Natural silk has a multi-colored shimmer because of its triangular prism-like structure, while artificial silk only gives off a consistent white shine from all angles.
However, higher-quality faux silk fabric can emulate the esteemed shimmer by blending different fibers and production techniques.
Natural silk is much stronger and more durable than artificial silk. Take a thread out from your fabric and try rubbing it between your fingers. If nothing happens, it's most probably genuine silk. If it starts to fluff up after a while, it's likely to be artificial silk.

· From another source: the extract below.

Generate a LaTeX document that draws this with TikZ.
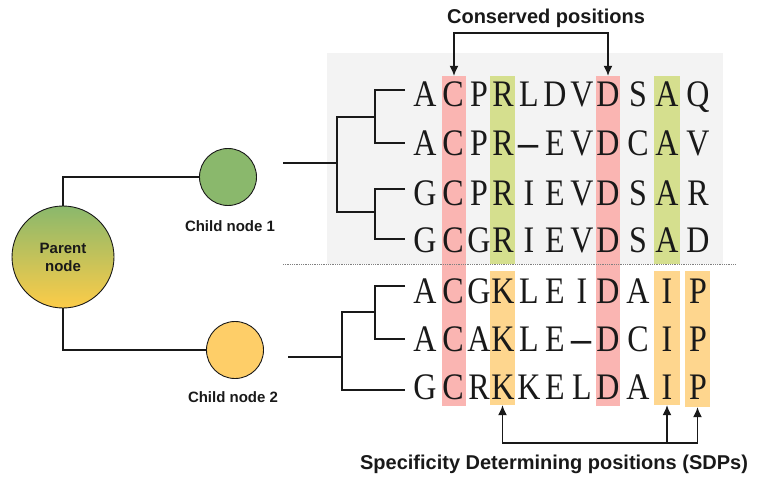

However, when real silk gets wet, the fabric loses its strength and starts to chafe when you rub it together. Artificial silk fabric doesn't have that problem. Since it's a mix of natural and synthetic fibers, the resulting fabric isn't as fussy.
Natural silk is more elastic than artificial silk and can be stretched up to five times its original length without breaking.
Natural Silk vs Artificial Silk: So Which Is Better?
All in all, real silk and artificial silk each have pros and cons you need to consider.
If you’re on a style budget and/or looking for a more sustainable, cruelty-free way to wear silk, pick artificial silk.
However, if budget isn’t an issue and you want to experience the full luxury of silk, go with real silk.
Although there’s still a gap in quality, even discerning eyes and hands are finding it increasingly difficult to distinguish between high-quality artificial silk and real silk. As technology evolves, we predict that it’ll only become easier (and cheaper) to artificially reproduce the textures and appearance of silk.